Budapest (MTI) – Hungary has no plans to introduce the death penalty, “it is only a matter of debates,” Prime Minister Viktor Orban told European Parliament president Martin Schulz on Thursday.
POLITICAL ANALYSTS DISCUSS DEATH PENALTY ISSUE
Orban and Schulz discussed the issue over the phone, cabinet chief Janos Lazar told his weekly press briefing.
Orban also told European People’s Party leader Joseph Daul and group leader Manfred Weber that a debate is ongoing in Hungary about the death penalty but European Union laws will be respected, Lazar added.
The cabinet chief repeated Orban’s comments in connection with the recent brutal murder of a shop assistant in Kaposvar, stating that the introduction of the “three-strikes” law and real life sentences did not have sufficient effect to prevent crime and therefore the death penalty should be kept on the agenda. In cases of brutal crimes committed against children, old people and vulnerable persons, there is social demand for retaliation and many people in Hungary believe that only the death penalty could hold back certain people from committing such crimes, he added.
“This is what needs to be discussed with our voters,” Lazar said.
“The unbelievable social outcry that has developed in connection with serious crimes might not be heard in Brussels but it is heard in Budapest,” Lazar added. Hungary respects the EU legal system as a whole and the EU, as a most important guardian of democracy, should not reject any debate that concerns people’s lives and difficulties.
Lazar said he was personally a supporter of the death penalty but his voice was only one in eight million.
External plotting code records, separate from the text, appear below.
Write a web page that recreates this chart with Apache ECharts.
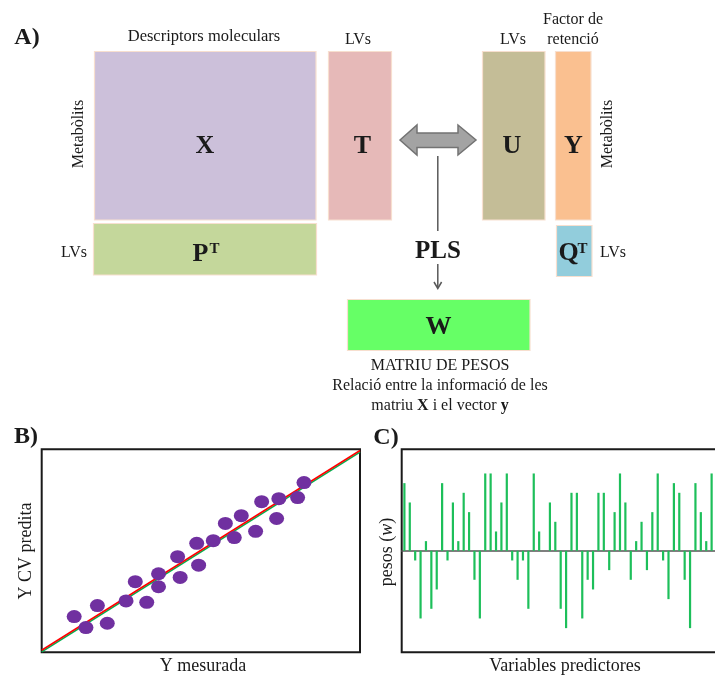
<!DOCTYPE html>
<html>
<head>
<meta charset="utf-8">
<script src="https://cdn.jsdelivr.net/npm/echarts@6/dist/echarts.min.js"></script>
<style>
  html, body { margin: 0; padding: 0; background: #fff; overflow: hidden; }
  #main { width: 740px; height: 675px; }
</style>
</head>
<body>
<div id="main"></div>
<script>
// B) Y mesurada vs Y CV predita (escala 0-100)
var yMesurada = [10.2, 13.9, 17.5, 20.6, 26.5, 29.4, 33.0, 36.7, 36.7, 43.5, 42.7, 49.3,
  48.7, 53.9, 57.7, 60.5, 62.7, 67.2, 69.1, 73.8, 74.5, 80.4, 82.4];
var yPredita = [17.6, 12.2, 23.0, 14.3, 25.3, 34.8, 24.6, 38.7, 32.3, 36.9, 47.1, 42.9,
  53.7, 55.0, 63.5, 56.5, 67.3, 59.6, 74.2, 65.9, 75.7, 76.2, 83.6];
var lineRed = [[0, 1.0], [100, 99.4]];
var lineGreen = [[0, 0.2], [100, 98.6]];

// C) pesos (w) de les variables predictores
var pesos = [7, 5, -1, -7, 1, -6, -4, 7, -1, 5, 1, 6, 4, -3, -7, 8, 8, 2, 5, 8,
  -1, -3, -1, -6, 8, 2, 0, 5, 3, -6, -8, 6, 6, -7, -3, -4, 6, 6, -2, 4,
  8, 5, -3, 1, 3, -2, 4, 8, -1, -5, 7, 6, -3, -8, 7, 4, 1, 8, -5];
var variables = pesos.map(function (v, i) { return "v" + (i + 1); });

var serif = "Liberation Serif, Times New Roman, serif";
var chart = echarts.init(document.getElementById("main"));

function box(x, y, w, h, fill) {
  return {
    type: "rect",
    shape: { x: x, y: y, width: w, height: h },
    style: { fill: fill, stroke: "#f7dfcf", lineWidth: 1.2 }
  };
}
function txt(x, y, s, size, bold, extra) {
  var o = {
    type: "text",
    x: x,
    y: y,
    style: {
      text: s,
      font: (bold ? "bold " : "") + size + "px " + serif,
      fill: "#1a1a1a",
      align: "center",
      verticalAlign: "middle"
    }
  };
  if (extra) Object.assign(o, extra);
  return o;
}

var graphics = [
  // A) diagrama
  txt(27, 38, "A)", 24, true),
  txt(204, 37, "Descriptors moleculars", 16.5, false),
  txt(358, 40, "LVs", 16, false),
  txt(513, 40, "LVs", 16, false),
  txt(573, 20, "Factor de", 16, false),
  txt(573, 40, "retenció", 16, false),
  box(94.5, 51.5, 221.5, 168.5, "#ccc0da"),
  box(93.5, 223.5, 223, 51.5, "#c4d79b"),
  box(328.5, 51.5, 63, 168.5, "#e6b9b8"),
  box(482.5, 51.5, 62.5, 168.5, "#c4bd97"),
  box(555.5, 51.5, 35.5, 168.5, "#fac090"),
  box(556.5, 225.5, 35.5, 51, "#92cddc"),
  box(347.5, 299.5, 182.5, 51, "#66ff66"),
  txt(205, 146, "X", 26, true),
  txt(362.5, 146, "T", 26, true),
  txt(512, 146, "U", 26, true),
  txt(573.5, 146, "Y", 26, true),
  txt(438.5, 327, "W", 26, true),
  txt(200.5, 254.5, "P", 26, true),
  txt(214.5, 249, "T", 15, true),
  txt(568.5, 253.5, "Q", 26, true),
  txt(582.5, 249, "T", 15, true),
  txt(438, 252, "PLS", 25, true),
  txt(74, 253, "LVs", 16, false),
  txt(613, 252.5, "LVs", 16, false),
  txt(79, 134, "Metabòlits", 16, false, { rotation: Math.PI / 2 }),
  txt(607.5, 134, "Metabòlits", 16, false, { rotation: Math.PI / 2 }),
  {
    type: "polygon",
    shape: {
      points: [[400, 140], [417, 125], [417, 133], [458, 133], [458, 125], [476, 140],
        [458, 155], [458, 147.5], [417, 147.5], [417, 155]]
    },
    style: { fill: "#a3a3a3", stroke: "#737373", lineWidth: 1.5 }
  },
  { type: "line", shape: { x1: 437.8, y1: 156, x2: 437.8, y2: 231 }, style: { stroke: "#595959", lineWidth: 1.5 } },
  { type: "line", shape: { x1: 437.8, y1: 264, x2: 437.8, y2: 288 }, style: { stroke: "#595959", lineWidth: 1.5 } },
  { type: "polyline", shape: { points: [[434, 282], [437.8, 288.5], [441.6, 282]] }, style: { stroke: "#595959", lineWidth: 1.5, fill: null } },
  txt(440, 366, "MATRIU DE PESOS", 16, false),
  txt(440, 386, "Relació entre la informació de les", 16, false),
  {
    type: "text",
    x: 440,
    y: 406,
    style: {
      text: "{n|matriu }{b|X}{n| i el vector }{b|y}",
      align: "center",
      verticalAlign: "middle",
      fill: "#1a1a1a",
      rich: {
        n: { font: "16px " + serif, fill: "#1a1a1a" },
        b: { font: "bold 16px " + serif, fill: "#1a1a1a" }
      }
    }
  },
  // B) i C) etiquetes
  txt(26, 437, "B)", 24, true),
  txt(386, 438, "C)", 24, true),
  txt(26, 551, "Y CV predita", 18, false, { rotation: Math.PI / 2 }),
  txt(203, 666, "Y mesurada", 18, false),
  {
    type: "text",
    x: 387.5,
    y: 552,
    rotation: Math.PI / 2,
    style: {
      text: "{n|pesos (}{i|w}{n|)}",
      align: "center",
      verticalAlign: "middle",
      fill: "#1a1a1a",
      rich: {
        n: { font: "18px " + serif, fill: "#1a1a1a" },
        i: { font: "italic 18px " + serif, fill: "#1a1a1a" }
      }
    }
  },
  txt(565, 666, "Variables predictores", 18, false)
];

var option = {
  animation: false,
  backgroundColor: "#fff",
  grid: [
    { left: 41.7, top: 449.3, width: 318.3, height: 203, show: true, borderColor: "#1a1a1a", borderWidth: 2, backgroundColor: "transparent" },
    { left: 401.7, top: 449.3, width: 318, height: 203, show: true, borderColor: "#1a1a1a", borderWidth: 2, backgroundColor: "transparent" }
  ],
  xAxis: [
    { gridIndex: 0, type: "value", min: 0, max: 100, show: false },
    {
      gridIndex: 1,
      type: "category",
      data: variables,
      boundaryGap: true,
      axisLine: { show: true, onZero: true, lineStyle: { color: "#555", width: 1.5 } },
      axisTick: { show: false },
      axisLabel: { show: false },
      splitLine: { show: false }
    }
  ],
  yAxis: [
    { gridIndex: 0, type: "value", min: 0, max: 100, show: false },
    { gridIndex: 1, type: "value", min: -10.5, max: 10.5, axisLine: { show: false }, axisLabel: { show: false }, axisTick: { show: false }, splitLine: { show: false } }
  ],
  series: [
    {
      type: "line",
      xAxisIndex: 0, yAxisIndex: 0,
      data: lineGreen,
      symbol: "none",
      lineStyle: { color: "#00b050", width: 1.6 },
      z: 2
    },
    {
      type: "line",
      xAxisIndex: 0, yAxisIndex: 0,
      data: lineRed,
      symbol: "none",
      lineStyle: { color: "#ff0000", width: 1.6 },
      z: 2
    },
    {
      type: "scatter",
      xAxisIndex: 0, yAxisIndex: 0,
      data: yMesurada.map(function (x, i) { return [x, yPredita[i]]; }),
      symbol: "circle",
      symbolSize: [15, 13],
      itemStyle: { color: "#7030a0", opacity: 1 },
      z: 3
    },
    {
      type: "bar",
      xAxisIndex: 1, yAxisIndex: 1,
      data: pesos,
      barWidth: 2.2,
      itemStyle: { color: "#1dbf5a" },
      z: 3
    }
  ],
  graphic: graphics
};

chart.setOption(option);
</script>
</body>
</html>
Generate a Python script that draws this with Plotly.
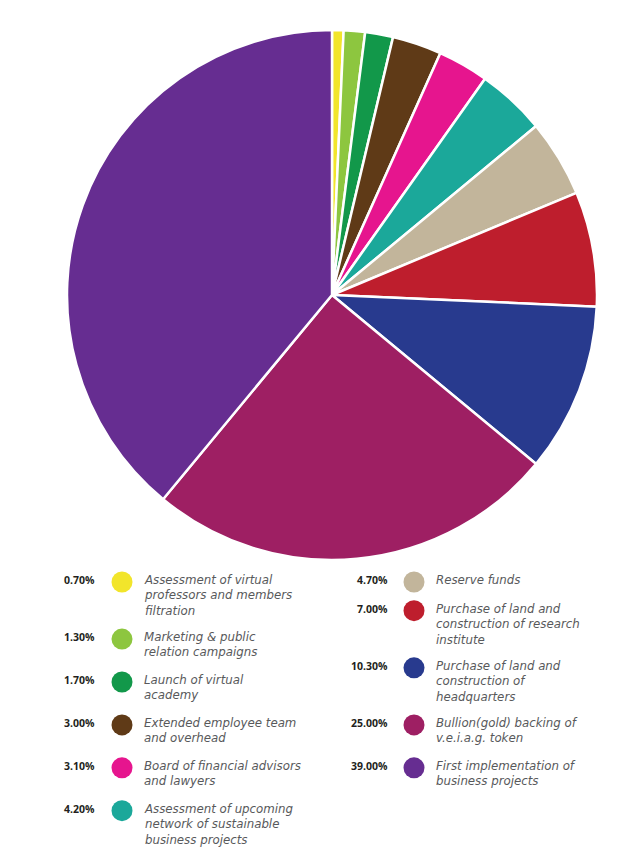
import plotly.graph_objects as go

# ---------------------------------------------------------------------------------------------------------------- Data
PERCENTS = [0.7, 1.3, 1.7, 3.0, 3.1, 4.2, 4.7, 7.0, 10.3, 25.0, 39.0]
LABELS = [
    "Assessment of virtual<br>professors and members<br>filtration",
    "Marketing & public<br>relation campaigns",
    "Launch of virtual<br>academy",
    "Extended employee team<br>and overhead",
    "Board of financial advisors<br>and lawyers",
    "Assessment of upcoming<br>network of sustainable<br>business projects",
    "Reserve funds",
    "Purchase of land and<br>construction of research<br>institute",
    "Purchase of land and<br>construction of<br>headquarters",
    "Bullion(gold) backing of<br>v.e.i.a.g. token",
    "First implementation of<br>business projects",
]
COLORS = [
    "#F2E52B", "#8DC63F", "#12984A", "#5F3A17", "#E6158E", "#1BA89A",
    "#C2B59B", "#BE1E2D", "#283A8E", "#9E1F63", "#662D91",
]
LEFT_COUNT = 6

# page body has an 8px margin, so the figure is drawn 8px smaller and shifted
OFF = 8
W, H = 640 - OFF, 858 - OFF

fig = go.Figure()
fig.add_trace(
    go.Pie(
        values=PERCENTS,
        labels=[lbl.replace("<br>", " ") for lbl in LABELS],
        sort=False,
        direction="clockwise",
        rotation=0,
        marker=dict(colors=COLORS, line=dict(color="white", width=2.5)),
        textinfo="none",
        hoverinfo="label+percent",
        domain=dict(x=[(67 - OFF) / W, (597 - OFF) / W], y=[1 - (560 - OFF) / H, 1 - (30 - OFF) / H]),
        showlegend=False,
    )
)

# ------------------------------------------------------------------------------------------------------ Custom legend
LINE_H = 14.2
GAP = 14.5
columns = [
    dict(pct_x=97, dot_x=122, txt_x=142),
    dict(pct_x=390, dot_x=414, txt_x=434),
]
dot_x, dot_y = [], []
annotations = []
for col_idx, idxs in enumerate([range(0, LEFT_COUNT), range(LEFT_COUNT, len(PERCENTS))]):
    col = columns[col_idx]
    y = 580 - OFF
    for i in idxs:
        n_lines = LABELS[i].count("<br>") + 1
        dot_x.append(col["dot_x"] - OFF)
        dot_y.append(y + 2)
        annotations.append(
            dict(
                x=col["pct_x"] - OFF, y=y, xref="x", yref="y", text=f"<b>{PERCENTS[i]:.2f}%</b>",
                showarrow=False, xanchor="right", yanchor="middle",
                font=dict(family="Open Sans", size=10.5, color="#231F20"),
            )
        )
        annotations.append(
            dict(
                x=col["txt_x"] - OFF, y=y - 9, xref="x", yref="y", text=f"<i>{LABELS[i]}</i>",
                showarrow=False, xanchor="left", yanchor="top", align="left",
                font=dict(family="DejaVu Sans", size=11.8, color="#58595B"),
            )
        )
        y += n_lines * LINE_H + GAP

fig.add_trace(
    go.Scatter(
        x=dot_x, y=dot_y, mode="markers",
        marker=dict(size=21, color=COLORS, line=dict(width=0)),
        hoverinfo="skip", showlegend=False,
    )
)

fig.update_layout(
    width=W,
    height=H,
    margin=dict(l=0, r=0, t=0, b=0),
    paper_bgcolor="white",
    plot_bgcolor="rgba(0,0,0,0)",
    xaxis=dict(range=[0, W], domain=[0, 1], visible=False, fixedrange=True),
    yaxis=dict(range=[H, 0], domain=[0, 1], visible=False, fixedrange=True),
    annotations=annotations,
)

fig.write_html("out.html")
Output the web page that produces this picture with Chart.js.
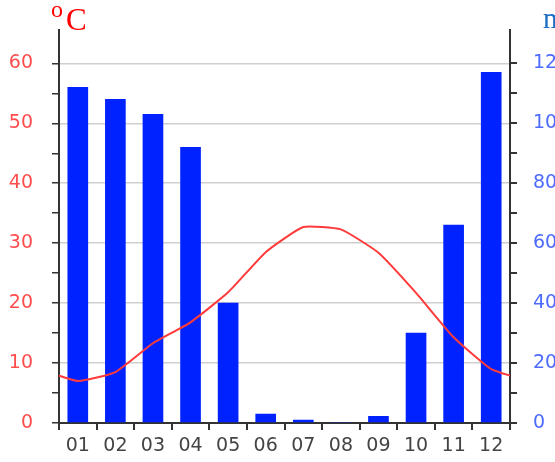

He also added that he had never heard from Orban that he would support capital punishment.
The Christian Democrats’ opposition to death penalty clearly indicates that a dialogue on this subject postponed for 30 years should be conducted. A dialogue like this will not endanger Europe’s fundamental values in any form, he said.
The government will review next Wednesday how Hungarian courts had enforced the “three strikes” laws and real life sentences.